A beautiful fence adds value to your property, protection for your children and privacy for yourself. When you have horses, a fence is a priority to keep them contained and give them room to run. Putting up a fence is an easy do-it-yourself project but if you do not plant the posts properly it will soon be sagging and unattractive, and all your hard work will be wasted. The key to a sturdy, long-lasting fence is how deep the posts are planted and how they are packed. How deep your fence posts should be, and the method you use to pack them will depend a lot on two important factors: the kind of soil you have and the climate you live in.
Check your soil type. Heavy clay soil will hold the post firmer than a sandy, loamy soil. If you have a loose soil type like sand, you need to plant your posts at least 4 feet deep. Most clay soil can hold well at only 3 feet deep.
Find out where your frost line is. Warm climates have either a shallow frost line or none at all, so you can use your soil type to judge the depth of the fence post. However, a cold climate where winters are severe will normally have a 4-foot frost line. Make sure your post holes are dug out to at least the depth of the frost line so the bottom of the post sits at that depth to keep them from heaving in a freeze and thaw.

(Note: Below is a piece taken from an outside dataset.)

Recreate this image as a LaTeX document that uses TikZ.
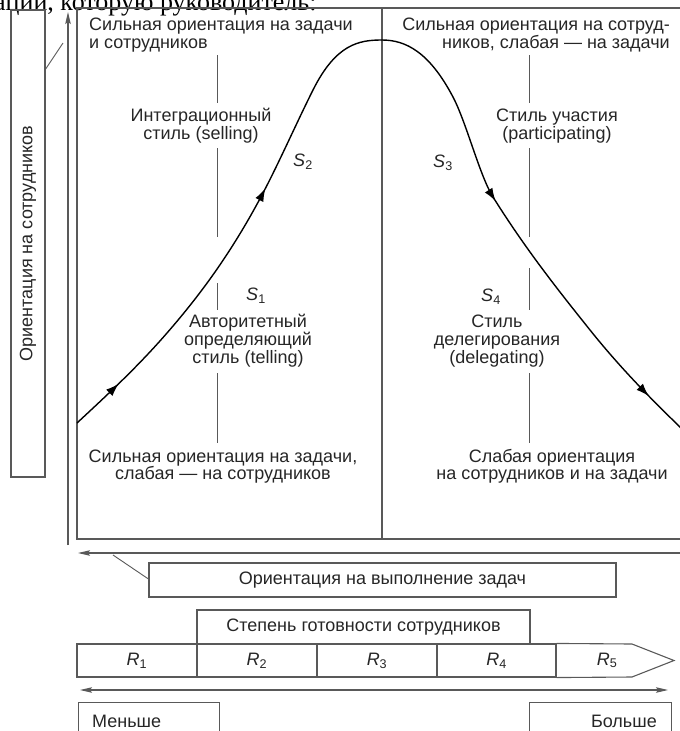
\documentclass[tikz,border=0pt]{standalone}
\usepackage{fontspec}
\setmainfont{Liberation Sans}
\newfontfamily\serifpage{Liberation Serif}
\usetikzlibrary{arrows.meta,decorations.markings}
\definecolor{ink}{gray}{0.15}
\definecolor{rule}{gray}{0.35}
\begin{document}
\begin{tikzpicture}[x=1pt,y=-1pt,
  t/.style={font=\fontsize{18}{18}\selectfont, text=ink, inner sep=0pt},
  ln/.style={draw=rule, line width=1.1pt},
  thin/.style={draw=rule, line width=0.9pt},
  boxst/.style={draw=rule, line width=1.1pt, inner sep=0pt, text=ink, font=\fontsize{18}{18}\selectfont},
  axarrow/.style={draw=rule, line width=1.1pt, -{Stealth[length=12pt,width=5.5pt,inset=2pt]}},
  curvest/.style={draw=black, line width=1.4pt},
  mid/.style={postaction={decorate, decoration={markings,
     mark=at position 0.057 with {\arrow{Latex[length=13pt,width=9pt]}},
     mark=at position 0.301 with {\arrow{Latex[length=13pt,width=9pt]}},
     mark=at position 0.708 with {\arrow{Latex[length=13pt,width=9pt]}},
     mark=at position 0.955 with {\arrow{Latex[length=13pt,width=9pt]}}}}}
]
\useasboundingbox (0,0) rectangle (680,731);
\begin{scope}
\clip (0,0) rectangle (680,731);

% clipped line of page text at the top
\node[anchor=base west, inner sep=0pt, font=\serifpage\fontsize{26}{26}\selectfont, text=black] (pagetext) at (-6,10) {ации, которую руководитель:};

% vertical label box
\node[boxst, rotate=90, minimum width=467, minimum height=34] (ylab) at (28,243.5) {Ориентация на сотрудников};
\coordinate (yl1) at (45,70);
\coordinate (yl2) at (63,43);
\draw[thin] (yl1) -- (yl2);

% vertical axis arrow
\coordinate (vy0) at (68,545);
\coordinate (vy1) at (68,12);
\draw[axarrow] (vy0) -- (vy1);

% main frame
\coordinate (fa) at (681,8);
\coordinate (fb) at (77,8);
\coordinate (fc) at (77,539);
\coordinate (fd) at (681,539);
\draw[ln] (fa) -- (fb) -- (fc) -- (fd);
\coordinate (m0) at (382,8);
\coordinate (m1) at (382,539);
\draw[ln] (m0) -- (m1);

% quadrant texts
\node[t, anchor=base west] (tl1) at (89,30) {Сильная ориентация на задачи};
\node[t, anchor=base west] (tl2) at (89,48) {и сотрудников};
\node[t, anchor=base east] (tr1) at (670,30) {Сильная ориентация на сотруд-};
\node[t, anchor=base east] (tr2) at (670,48) {ников, слабая — на задачи};

\node[t, anchor=base] (s2a) at (201,121) {Интеграционный};
\node[t, anchor=base] (s2b) at (201,139) {стиль (selling)};
\node[t, anchor=base] (s3a) at (557,121) {Стиль участия};
\node[t, anchor=base] (s3b) at (557,139) {(participating)};

\node[t] (S2) at (303,162) {\textit{S}\textsubscript{2}};
\node[t] (S3) at (443,163) {\textit{S}\textsubscript{3}};
\node[t] (S1) at (256,296) {\textit{S}\textsubscript{1}};
\node[t] (S4) at (491,297) {\textit{S}\textsubscript{4}};

\node[t, anchor=base] (s1a) at (248,327) {Авторитетный};
\node[t, anchor=base] (s1b) at (248,345) {определяющий};
\node[t, anchor=base] (s1c) at (248,363) {стиль (telling)};
\node[t, anchor=base] (s4a) at (497,327) {Стиль};
\node[t, anchor=base] (s4b) at (497,345) {делегирования};
\node[t, anchor=base] (s4c) at (497,363) {(delegating)};

\node[t, anchor=base] (bl1) at (223,462) {Сильная ориентация на задачи,};
\node[t, anchor=base] (bl2) at (223,479) {слабая — на сотрудников};
\node[t, anchor=base] (br1) at (552,462) {Слабая ориентация};
\node[t, anchor=base] (br2) at (552,479) {на сотрудников и на задачи};

% divider ticks
\foreach \xx/\nm in {217/L,529/R}{
  \coordinate (\nm a0) at (\xx,55);  \coordinate (\nm a1) at (\xx,103);
  \coordinate (\nm b0) at (\xx,148); \coordinate (\nm b1) at (\xx,237);
  \coordinate (\nm d0) at (\xx,373); \coordinate (\nm d1) at (\xx,443);
  \draw[thin] (\nm a0) -- (\nm a1);
  \draw[thin] (\nm b0) -- (\nm b1);
  \draw[thin] (\nm d0) -- (\nm d1);
}
\coordinate (Lc0) at (217,283); \coordinate (Lc1) at (217,310);
\coordinate (Rc0) at (529,268); \coordinate (Rc1) at (529,310);
\draw[thin] (Lc0) -- (Lc1);
\draw[thin] (Rc0) -- (Rc1);

% bell curve
\coordinate (p0) at (77,423);
\coordinate (p1) at (167,333);
\coordinate (p2) at (263,193);
\coordinate (p3) at (313,90);
\coordinate (p4) at (382,40);
\coordinate (p5) at (453,97);
\coordinate (p6) at (493,197);
\coordinate (p7) at (590,330);
\coordinate (p8) at (681,428);
\draw[curvest, mid] (p0)
  .. controls (107,395.1) and (137,367.5) .. (p1)
  .. controls (199,296.2) and (231,253.8) .. (p2)
  .. controls (279.67,161.3) and (296.33,123.3) .. (p3)
  .. controls (336,44) and (359,40) .. (p4)
  .. controls (405.67,40) and (429.33,52) .. (p5)
  .. controls (466.33,122.3) and (479.67,175.7) .. (p6)
  .. controls (525.33,248.7) and (557.67,289.6) .. (p7)
  .. controls (620.33,367.9) and (650.67,398.6) .. (p8);

% task orientation axis
\coordinate (hx0) at (681,553);
\coordinate (hx1) at (78,553);
\draw[axarrow] (hx0) -- (hx1);
\node[boxst, minimum width=467, minimum height=34] (task) at (382.5,580) {Ориентация на выполнение задач};
\coordinate (tk1) at (113,555);
\draw[thin] (tk1) -- (task.west |- 0,579);

% readiness
\node[boxst, minimum width=333, minimum height=34] (ready) at (363.5,627) {Степень готовности сотрудников};
\node[boxst, minimum width=120, minimum height=33] (r1) at (137,660.5) {\textit{R}\textsubscript{1}};
\node[boxst, minimum width=120, minimum height=33] (r2) at (257,660.5) {\textit{R}\textsubscript{2}};
\node[boxst, minimum width=120, minimum height=33] (r3) at (377,660.5) {\textit{R}\textsubscript{3}};
\node[boxst, minimum width=119, minimum height=33] (r4) at (496.5,660.5) {\textit{R}\textsubscript{4}};
\coordinate (r5a) at (632,644);
\coordinate (r5tip) at (674,660.5);
\coordinate (r5b) at (632,677);
\draw[ln] (r4.north east) -- (r5a) -- (r5tip) -- (r5b) -- (r4.south east);
\node[t] (r5) at (607,660.5) {\textit{R}\textsubscript{5}};

% double arrow
\coordinate (dx0) at (80,690);
\coordinate (dx1) at (668,690);
\draw[draw=rule, line width=1.1pt, {Stealth[length=12pt,width=5.5pt,inset=2pt]}-{Stealth[length=12pt,width=5.5pt,inset=2pt]}] (dx0) -- (dx1);

% less / more boxes
\node[boxst, minimum width=141, minimum height=50, anchor=north west] (less) at (78,702) {};
\node[t, anchor=base west] (lesst) at (92,727) {Меньше};
\node[boxst, minimum width=142, minimum height=50, anchor=north west] (more) at (529,702) {};
\node[t, anchor=base east] (moret) at (657,727) {Больше};
\end{scope}
\end{tikzpicture}
\end{document}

Space posts properly. You should never have more than an 8-foot gap between fence posts. Fence panels put too much pressure on posts spaced farther apart, and the fence will sag.
Decide whether to plant your posts in cement or soil. Once you dig your hole and put the post in you can simply backfill around the sides of the post with the dirt you pulled from the ground and pack it in firmly. That is fine for heavy soil and light fencing materials. If your soil is sandy and light and/or if the fence is large or heavy (as is a fence with wood panels), dirt packing will be too much of a strain on the fence posts. You should pour quick-setting cement into the holes around the pole to firmly seat them in order to hold heavier weights.
Never plant a fence post less than 3 feet deep, no matter what type of soil you have or what your weather conditions are. That is the bare minimum to keep a fence looking its best for a long time.